- Title screen
- Release: 1993
- Genre: Adventure

= Světák Bob =

1993 video game

Světák Bob is a 1993 Czech adventure game developed by Bohewia and published by Petr Vochozka for the Amiga system.

== Production ==
The game was programmed for the Amiga by a pre-18 Petr Vochozka. After buying his own Atari 800 XL he began programming his own games that ended up in his desk drawer. A year after the Velvet Revolution, Vochozka replaced his Atari with the Amiga, and created his first game intended for public release, Svetak Bob. As he was younger than 18, distribution of the game was illegal as he did not have a trade license.

Petr Vochozka marketed Světák Bob as the first ever Czech commercial adventure for the Amiga. It was priced at 129 crowns and sold around 100 to 200 copies. This compares with Vochozka's follow-up Tajemství Oslího ostrova which sold 2,000 copies.

Světák Bob was the first officially distributed Czech computer game for the Amiga, and arguably on any platform.

According to the reviewer Tomáš Smolík in Excalubur, the game was programmed in the Amos Professional Kit.

Prague Post notes that this achievement was a part of a wave of post-Soviet Union advances that saw the Czech video gaming industry quickly became more professional.

In the 21st century the game gained a considerable cult following.

Bonusweb notes that in 1994 it was still possible for a developer to review their own game, noting that Vochozka did this for Svetak Bob in the magazine Excalibur. In an interview with Vochozka, Bonusweb wrote: ""No, I definitely didn't write it myself, but I worked a little bit on it," he says with a smile. "Moreover, there was a different time at that time, it wasn't a big deal if the Světák sold eighty pieces instead of forty ...".

== Plot and gameplay ==
The main hero, Bob, collapses after a fierce storm and finds himself on a desert island. He has to get off the island and continue his adventure.
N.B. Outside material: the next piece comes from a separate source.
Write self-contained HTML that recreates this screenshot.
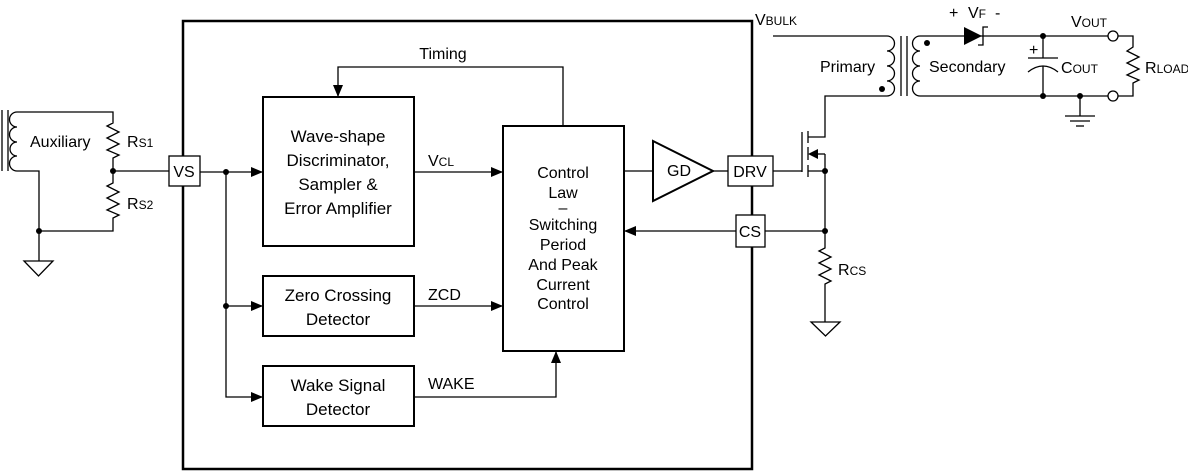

A hybrid between the text and classic point & click adventure, the game offers similar gameplay to text-based games, but includes graphics and music. The game is mouse-controlled.

== Critical reception ==
According to Bonusweb.cz, the game's graphics were just a little better than horrible. BRNO Region asserts that the game was not a true global success. Vochozka later said the game wasn't "worldly". Amiga Review unfavourably compared it to Testament. At the time Exaclibur didn't give Czech games a rating to avoid discouraging local developers. Som Hráč argues the game was "quite a good success". Mafia felt the game was a "great success " that opened the door for other Czech games.

SME notes that this post-Iron Curtain era of gaming is marked by a national technological backwardness that had a flow-on effect to "scant technological and artistic abilities of potential game developers", adding that while good ideas were a dime a dozen, it was difficult to find top wuality graphics in local games.